The high court returned the case to Judge Chutkan to determine what elements of the prosecution survive its holdings on immunity. Thursday’s hearing inaugurated this new phase of the case, though litigation over what evidence is immune will likely work their way up and down the appellate ladder before jury selection begins. If Trump wins the election, the case could die on the vine upon his return to the White House.
Judge Chutkan, though, told the two sides that she is “definitely not getting drawn into an election dispute” and that the timing of November’s vote is “not relevant” to the case. She did, though, grant Mr. Smith’s request for an accelerated briefing schedule, ordering the prosecutor to docket his arguments by September 26, with Trump’s response due soon after. The former president had proffered a schedule that stretched into next year.
It is possible that, for Judge Chutkan’s purposes, the immunity question could be cleared up prior to Election Day — the final brief is due on October 29. That would be a stunning reversal for Trump. He contended that such a rapid exchange of briefs would deny him “time to review the new charging instrument as he determines what steps and procedures to undertake regarding, among other motions, his Presidential immunity defense.”
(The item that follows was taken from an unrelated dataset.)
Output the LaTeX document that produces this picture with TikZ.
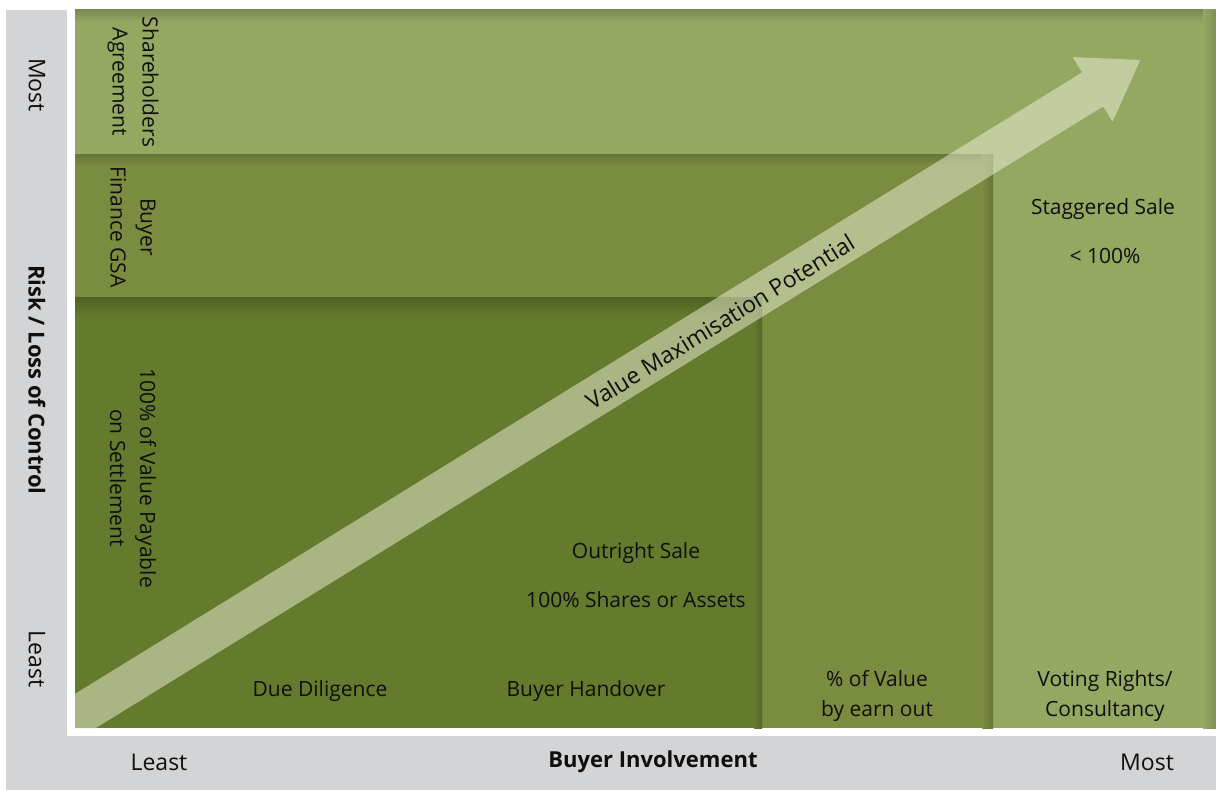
\documentclass[tikz,border=0pt]{standalone}
\usepackage{fontspec}
\setmainfont{Open Sans}
\usepackage{tikz}
\definecolor{panel}{RGB}{211,212,214}
\definecolor{lightgreen}{RGB}{149,168,98}
\definecolor{midgreen}{RGB}{122,140,64}
\definecolor{darkgreen}{RGB}{100,122,45}
\definecolor{arrowfill}{RGB}{238,242,218}
\definecolor{ink}{RGB}{15,15,15}

\begin{document}
\begin{tikzpicture}[x=1pt, y=-1pt,
	lbl/.style={font=\fontsize{21}{30}\selectfont, text=ink, align=center, inner sep=0pt},
	side/.style={lbl, rotate=-90},
	tick/.style={lbl, font=\fontsize{23}{30}\selectfont},
	axis/.style={lbl, font=\fontsize{22}{30}\selectfont\bfseries}]
	\useasboundingbox (0,0) rectangle (1216,791);
	\fill[panel] (6,10) rectangle (1216,790);
	\fill[white] (67,10) rectangle (1216,736);
	% nested bands
	\fill[lightgreen] (75,10) rectangle (1216,728);
	\shade[top color=lightgreen!82!black, bottom color=lightgreen] (75,10) rectangle (1216,22);
	\shade[left color=lightgreen, right color=lightgreen!85!black] (1203,10) rectangle (1216,728);
	\fill[midgreen] (75,155) rectangle (993,728);
	\shade[top color=midgreen!85!black, bottom color=midgreen] (75,155) rectangle (993,166);
	\shade[left color=midgreen, right color=midgreen!85!black] (982,155) rectangle (993,728);
	\fill[darkgreen] (75,298) rectangle (762,728);
	\shade[top color=darkgreen!80!black, bottom color=darkgreen] (75,298) rectangle (762,316);
	\shade[left color=darkgreen, right color=darkgreen!85!black] (754,298) rectangle (762,728);
	% arrow
	\begin{scope}
		\clip (75,10) rectangle (1216,728);
		\fill[arrowfill, opacity=0.5, shift={(40,739)}, rotate=31.68]
			(0,-20) -- (1237,-20) -- (1237,-38) -- (1293,0) -- (1237,38) -- (1237,20) -- (0,20) -- cycle;
	\end{scope}
	% axes
	\node[tick, rotate=-90] (mostL) at (37,85) {Most};
	\node[tick, rotate=-90] (leastL) at (37,659) {Least};
	\node[axis, rotate=-90] (risk) at (37,380) {Risk / Loss of Control};
	\node[tick] (leastB) at (159,762) {Least};
	\node[axis] (buyer) at (653,762) {Buyer Involvement};
	\node[tick] (mostB) at (1147,762) {Most};
	% bands
	\node[side] (share) at (133,82) {Shareholders\\Agreement};
	\node[side] (finance) at (133,227) {Buyer\\Finance GSA};
	\node[side] (payable) at (133,478) {100\% of Value Payable\\on Settlement};
	\node[lbl] (outright) at (636,553) {Outright Sale};
	\node[lbl] (shares) at (636,600) {100\% Shares or Assets};
	\node[lbl] (diligence) at (320,691) {Due Diligence};
	\node[lbl] (handover) at (586,691) {Buyer Handover};
	\node[lbl] (earnout) at (877,696) {\% of Value\\by earn out};
	\node[lbl] (voting) at (1105,696) {Voting Rights/\\Consultancy};
	\node[lbl] (staggered) at (1103,209) {Staggered Sale};
	\node[lbl] (under) at (1105,256) {< 100\%};
	\node[tick, rotate=31.68] (potential) at (720,322) {Value Maximisation Potential};
\end{tikzpicture}
\end{document}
Likely troubling to Trump’s team is the possibility that this exchange of arguments could disclose new — and possibly damaging —details in the weeks before the election. Mr. Smith this week filed a document described on the docket only as “Classified, Ex Parte, In Camera, and Under Seal Notice Regarding Classified Discovery.” As the case evolves, its classified dimensions could surface, with unpredictable effects.
Judge Chutkan, who has handed down harsh prison sentences to many January 6 rioters and initially denied Trump immunity before she was later reversed, also signaled that she is unlikely to follow Judge Eileen Cannon’s decision that Mr. Smith was unconstitutionally appointed by General Garland and that the Mar-a-Lago charges against Trump were void. She disclosed in court that she did not find that ruling “particularly persuasive,” even though it appears to be endorsed by the Supreme Court’s senior justice, Clarence Thomas.
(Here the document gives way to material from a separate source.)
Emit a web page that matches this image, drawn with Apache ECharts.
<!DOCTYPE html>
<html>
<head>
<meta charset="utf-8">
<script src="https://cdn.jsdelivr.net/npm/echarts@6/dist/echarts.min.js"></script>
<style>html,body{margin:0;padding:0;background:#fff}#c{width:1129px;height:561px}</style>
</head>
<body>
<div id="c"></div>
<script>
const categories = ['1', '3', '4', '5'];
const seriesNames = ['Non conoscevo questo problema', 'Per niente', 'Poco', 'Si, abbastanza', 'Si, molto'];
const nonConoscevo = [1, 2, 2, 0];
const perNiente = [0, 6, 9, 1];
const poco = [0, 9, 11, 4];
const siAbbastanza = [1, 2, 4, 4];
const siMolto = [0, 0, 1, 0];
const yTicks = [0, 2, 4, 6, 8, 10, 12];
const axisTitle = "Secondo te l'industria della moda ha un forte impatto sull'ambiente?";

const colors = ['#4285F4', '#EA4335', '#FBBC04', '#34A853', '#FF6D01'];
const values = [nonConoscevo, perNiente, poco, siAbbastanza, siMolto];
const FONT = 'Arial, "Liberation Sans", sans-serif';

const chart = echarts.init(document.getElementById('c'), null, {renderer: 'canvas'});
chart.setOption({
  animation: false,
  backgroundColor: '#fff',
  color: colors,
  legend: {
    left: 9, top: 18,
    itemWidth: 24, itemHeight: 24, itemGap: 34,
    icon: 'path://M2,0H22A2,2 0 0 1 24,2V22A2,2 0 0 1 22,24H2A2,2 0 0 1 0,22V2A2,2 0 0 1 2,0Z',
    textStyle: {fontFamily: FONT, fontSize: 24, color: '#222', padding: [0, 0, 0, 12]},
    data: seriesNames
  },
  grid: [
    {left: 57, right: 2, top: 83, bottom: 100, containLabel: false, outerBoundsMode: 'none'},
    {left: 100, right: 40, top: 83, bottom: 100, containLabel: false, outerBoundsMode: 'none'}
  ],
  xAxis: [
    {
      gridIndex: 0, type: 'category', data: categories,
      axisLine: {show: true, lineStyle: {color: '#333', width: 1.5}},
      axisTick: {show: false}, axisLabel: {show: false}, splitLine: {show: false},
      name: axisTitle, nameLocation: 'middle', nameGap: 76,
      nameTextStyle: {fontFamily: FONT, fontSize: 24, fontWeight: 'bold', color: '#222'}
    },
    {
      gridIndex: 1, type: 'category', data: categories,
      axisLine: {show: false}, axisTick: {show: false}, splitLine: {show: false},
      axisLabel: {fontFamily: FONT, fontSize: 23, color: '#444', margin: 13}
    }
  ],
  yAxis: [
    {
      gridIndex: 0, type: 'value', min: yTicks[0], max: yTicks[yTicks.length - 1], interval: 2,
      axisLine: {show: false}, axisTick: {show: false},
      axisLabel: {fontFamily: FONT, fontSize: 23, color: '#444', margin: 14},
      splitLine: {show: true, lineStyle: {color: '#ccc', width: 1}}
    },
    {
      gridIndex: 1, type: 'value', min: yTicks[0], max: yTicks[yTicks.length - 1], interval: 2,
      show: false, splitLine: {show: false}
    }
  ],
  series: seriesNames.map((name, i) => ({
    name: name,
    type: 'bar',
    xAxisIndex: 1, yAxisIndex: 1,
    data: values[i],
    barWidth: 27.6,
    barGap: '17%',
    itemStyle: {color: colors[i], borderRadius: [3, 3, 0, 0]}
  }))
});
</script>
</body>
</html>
Trump’s attorney, John Lauro, told Judge Chutkan that such an endorsement, which came soon before Judge Cannon’s ruling, “directed” Trump to similarly challenge Mr. Smith here. Judge Chutkan asked “He directed you to do that?” Trump will have until October 24 to submit a formal request to challenge Mr. Smith’s appointment in the District of Columbia. The 45th president contends that “this case must end as a matter of law.”
Trump could face another hurdle, one that has nothing to do with Judge Chutkan’s skepticism toward Judge Cannon’s jurisprudence, in disqualifying Mr. Smith. Judge Chutkan observed that there is precedent from the the District of Columbia Appeals Circuit to suggest that the circuit’s riders endorse the position that the attorney general can appoint subordinate prosecutors like Mr. Smith.